MOSCOW, September 9 (RIA Novosti) - The U.S. secretary of state's upcoming visit to Russia in unlikely to lead to a resumption in deadlocked relations between the two countries, a Moscow-based expert said on Wednesday.

Alexei Arbatov, director of the Center for International Security Studies at the Moscow State Institute of International Relations and scholar-in-residence at the Carnegie Moscow Center, said he did not expect any formal agreements to be signed during Hillary Clinton's visit in October.

"No accords can be expected, but ... this meeting will help solve some outstanding problems," he said.

Arbatov said relations between the two countries had fallen to a very low point, and that it was difficult to "overcome this inertia."

"Intensive efforts are needed to bring about an improvement in relations," he said, adding that Clinton's visit could provide a basis for tackling specific issues, but it would "not break the deadlock" that U.S.-Russian relations had reached by now.

Arbatov said there would be two principal items on the agenda - the arms reduction treaty and U.S. military transits to Afghanistan via Russia.
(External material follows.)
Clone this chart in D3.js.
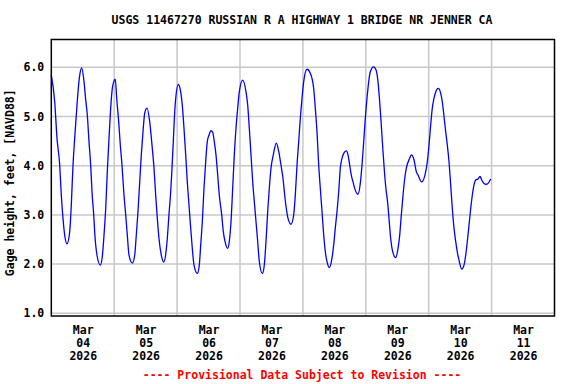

Moscow has said it hopes to hold before December at least five rounds of talks with the United States on a new arms reduction deal to replace the existing START-1 treaty.

Russian President Dmitry Medvedev and his U.S. counterpart Barack Obama agreed in July in Moscow on the outline of a final deal to replace the 1991 Strategic Arms Reduction Treaty (START-1), which expires on December 5.

The START 1 treaty obliges Russia and the United States to reduce nuclear warheads to 6,000 and their delivery vehicles to 1,600 each. In 2002, a follow-up agreement on strategic offensive arms reduction was concluded in Moscow. The document, known as the Moscow Treaty, envisioned cuts to 1,700-2,200 warheads by December 2012.